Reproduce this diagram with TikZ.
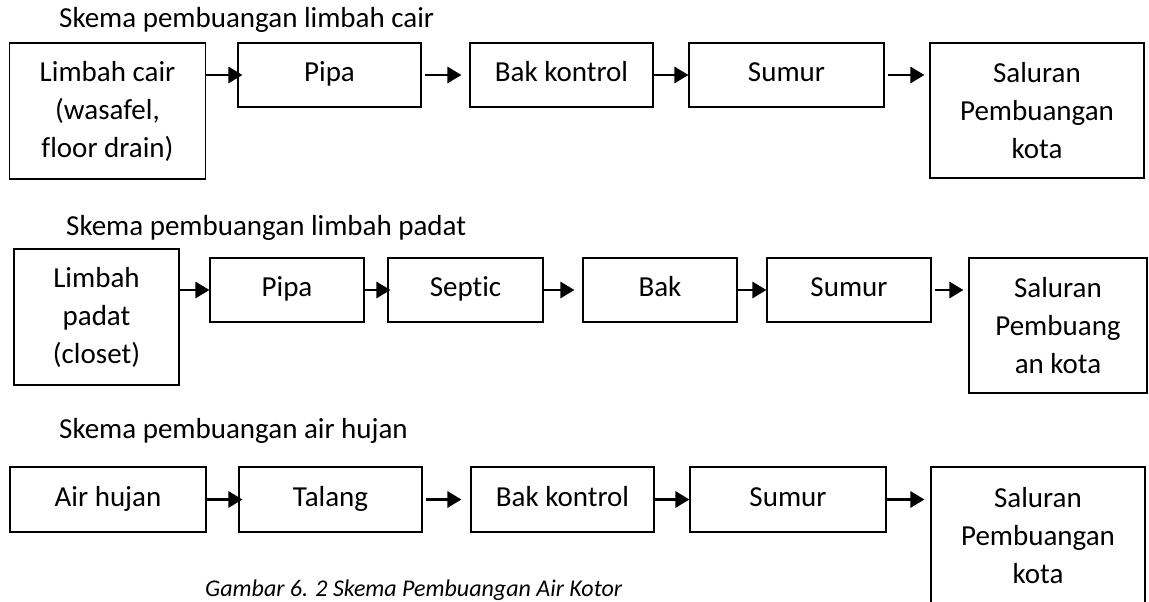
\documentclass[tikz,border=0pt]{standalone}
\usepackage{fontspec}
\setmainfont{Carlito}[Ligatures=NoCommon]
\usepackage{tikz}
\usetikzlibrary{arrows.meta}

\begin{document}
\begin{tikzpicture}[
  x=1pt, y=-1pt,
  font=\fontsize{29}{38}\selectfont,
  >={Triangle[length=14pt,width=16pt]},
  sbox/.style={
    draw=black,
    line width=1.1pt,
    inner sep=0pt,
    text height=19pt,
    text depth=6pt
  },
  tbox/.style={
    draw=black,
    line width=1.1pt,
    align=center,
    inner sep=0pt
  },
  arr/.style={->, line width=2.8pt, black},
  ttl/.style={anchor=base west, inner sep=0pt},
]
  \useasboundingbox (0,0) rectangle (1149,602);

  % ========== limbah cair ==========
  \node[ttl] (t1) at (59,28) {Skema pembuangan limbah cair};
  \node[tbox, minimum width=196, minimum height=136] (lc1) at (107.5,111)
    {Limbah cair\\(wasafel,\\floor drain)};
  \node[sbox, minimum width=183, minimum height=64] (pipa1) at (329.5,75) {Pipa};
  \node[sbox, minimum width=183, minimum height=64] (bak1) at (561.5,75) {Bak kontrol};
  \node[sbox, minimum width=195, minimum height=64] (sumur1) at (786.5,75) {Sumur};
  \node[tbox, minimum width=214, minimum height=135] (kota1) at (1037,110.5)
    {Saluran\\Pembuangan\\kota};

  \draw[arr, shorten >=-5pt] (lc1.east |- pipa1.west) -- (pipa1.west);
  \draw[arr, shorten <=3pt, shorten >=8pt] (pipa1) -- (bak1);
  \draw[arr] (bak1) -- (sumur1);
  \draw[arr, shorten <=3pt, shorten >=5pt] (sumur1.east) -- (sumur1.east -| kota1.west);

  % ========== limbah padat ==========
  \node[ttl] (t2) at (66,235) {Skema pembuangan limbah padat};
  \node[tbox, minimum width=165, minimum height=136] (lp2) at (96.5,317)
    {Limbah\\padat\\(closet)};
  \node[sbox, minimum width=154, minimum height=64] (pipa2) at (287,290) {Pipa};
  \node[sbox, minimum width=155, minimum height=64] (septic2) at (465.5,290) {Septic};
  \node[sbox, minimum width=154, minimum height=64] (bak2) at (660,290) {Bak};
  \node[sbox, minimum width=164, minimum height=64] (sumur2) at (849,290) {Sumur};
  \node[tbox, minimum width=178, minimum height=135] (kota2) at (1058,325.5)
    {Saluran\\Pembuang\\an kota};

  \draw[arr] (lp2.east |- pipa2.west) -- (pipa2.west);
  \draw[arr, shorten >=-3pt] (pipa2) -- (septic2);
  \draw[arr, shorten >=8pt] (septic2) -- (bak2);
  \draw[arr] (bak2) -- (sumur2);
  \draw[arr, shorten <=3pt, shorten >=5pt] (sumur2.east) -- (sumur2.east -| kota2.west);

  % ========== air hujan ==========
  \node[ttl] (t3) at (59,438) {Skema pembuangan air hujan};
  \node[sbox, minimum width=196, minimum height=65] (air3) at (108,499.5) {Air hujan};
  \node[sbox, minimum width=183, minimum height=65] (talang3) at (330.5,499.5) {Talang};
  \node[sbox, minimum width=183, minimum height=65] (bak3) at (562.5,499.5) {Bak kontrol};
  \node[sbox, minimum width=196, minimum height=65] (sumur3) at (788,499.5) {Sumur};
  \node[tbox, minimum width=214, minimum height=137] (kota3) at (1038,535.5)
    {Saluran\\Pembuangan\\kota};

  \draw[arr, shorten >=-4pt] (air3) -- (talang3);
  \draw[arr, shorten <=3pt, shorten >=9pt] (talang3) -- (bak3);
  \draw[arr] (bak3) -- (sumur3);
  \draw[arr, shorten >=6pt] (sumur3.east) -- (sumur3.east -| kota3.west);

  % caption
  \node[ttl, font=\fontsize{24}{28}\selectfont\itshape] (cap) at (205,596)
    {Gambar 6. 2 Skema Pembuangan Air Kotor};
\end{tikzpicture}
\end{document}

+-------+

** Aim **
Copy out all of the material exactly as written, without its pictures.

** Complete answer **
Reproduce this diagram with TikZ.
\documentclass[tikz,border=0pt]{standalone}
\usepackage{fontspec}
\setmainfont{Carlito}[Ligatures=NoCommon]
\usepackage{tikz}
\usetikzlibrary{arrows.meta}

\begin{document}
\begin{tikzpicture}[
  x=1pt, y=-1pt,
  font=\fontsize{29}{38}\selectfont,
  >={Triangle[length=14pt,width=16pt]},
  sbox/.style={
    draw=black,
    line width=1.1pt,
    inner sep=0pt,
    text height=19pt,
    text depth=6pt
  },
  tbox/.style={
    draw=black,
    line width=1.1pt,
    align=center,
    inner sep=0pt
  },
  arr/.style={->, line width=2.8pt, black},
  ttl/.style={anchor=base west, inner sep=0pt},
]
  \useasboundingbox (0,0) rectangle (1149,602);

  % ========== limbah cair ==========
  \node[ttl] (t1) at (59,28) {Skema pembuangan limbah cair};
  \node[tbox, minimum width=196, minimum height=136] (lc1) at (107.5,111)
    {Limbah cair\\(wasafel,\\floor drain)};
  \node[sbox, minimum width=183, minimum height=64] (pipa1) at (329.5,75) {Pipa};
  \node[sbox, minimum width=183, minimum height=64] (bak1) at (561.5,75) {Bak kontrol};
  \node[sbox, minimum width=195, minimum height=64] (sumur1) at (786.5,75) {Sumur};
  \node[tbox, minimum width=214, minimum height=135] (kota1) at (1037,110.5)
    {Saluran\\Pembuangan\\kota};

  \draw[arr, shorten >=-5pt] (lc1.east |- pipa1.west) -- (pipa1.west);
  \draw[arr, shorten <=3pt, shorten >=8pt] (pipa1) -- (bak1);
  \draw[arr] (bak1) -- (sumur1);
  \draw[arr, shorten <=3pt, shorten >=5pt] (sumur1.east) -- (sumur1.east -| kota1.west);

  % ========== limbah padat ==========
  \node[ttl] (t2) at (66,235) {Skema pembuangan limbah padat};
  \node[tbox, minimum width=165, minimum height=136] (lp2) at (96.5,317)
    {Limbah\\padat\\(closet)};
  \node[sbox, minimum width=154, minimum height=64] (pipa2) at (287,290) {Pipa};
  \node[sbox, minimum width=155, minimum height=64] (septic2) at (465.5,290) {Septic};
  \node[sbox, minimum width=154, minimum height=64] (bak2) at (660,290) {Bak};
  \node[sbox, minimum width=164, minimum height=64] (sumur2) at (849,290) {Sumur};
  \node[tbox, minimum width=178, minimum height=135] (kota2) at (1058,325.5)
    {Saluran\\Pembuang\\an kota};

  \draw[arr] (lp2.east |- pipa2.west) -- (pipa2.west);
  \draw[arr, shorten >=-3pt] (pipa2) -- (septic2);
  \draw[arr, shorten >=8pt] (septic2) -- (bak2);
  \draw[arr] (bak2) -- (sumur2);
  \draw[arr, shorten <=3pt, shorten >=5pt] (sumur2.east) -- (sumur2.east -| kota2.west);

  % ========== air hujan ==========
  \node[ttl] (t3) at (59,438) {Skema pembuangan air hujan};
  \node[sbox, minimum width=196, minimum height=65] (air3) at (108,499.5) {Air hujan};
  \node[sbox, minimum width=183, minimum height=65] (talang3) at (330.5,499.5) {Talang};
  \node[sbox, minimum width=183, minimum height=65] (bak3) at (562.5,499.5) {Bak kontrol};
  \node[sbox, minimum width=196, minimum height=65] (sumur3) at (788,499.5) {Sumur};
  \node[tbox, minimum width=214, minimum height=137] (kota3) at (1038,535.5)
    {Saluran\\Pembuangan\\kota};

  \draw[arr, shorten >=-4pt] (air3) -- (talang3);
  \draw[arr, shorten <=3pt, shorten >=9pt] (talang3) -- (bak3);
  \draw[arr] (bak3) -- (sumur3);
  \draw[arr, shorten >=6pt] (sumur3.east) -- (sumur3.east -| kota3.west);

  % caption
  \node[ttl, font=\fontsize{24}{28}\selectfont\itshape] (cap) at (205,596)
    {Gambar 6. 2 Skema Pembuangan Air Kotor};
\end{tikzpicture}
\end{document}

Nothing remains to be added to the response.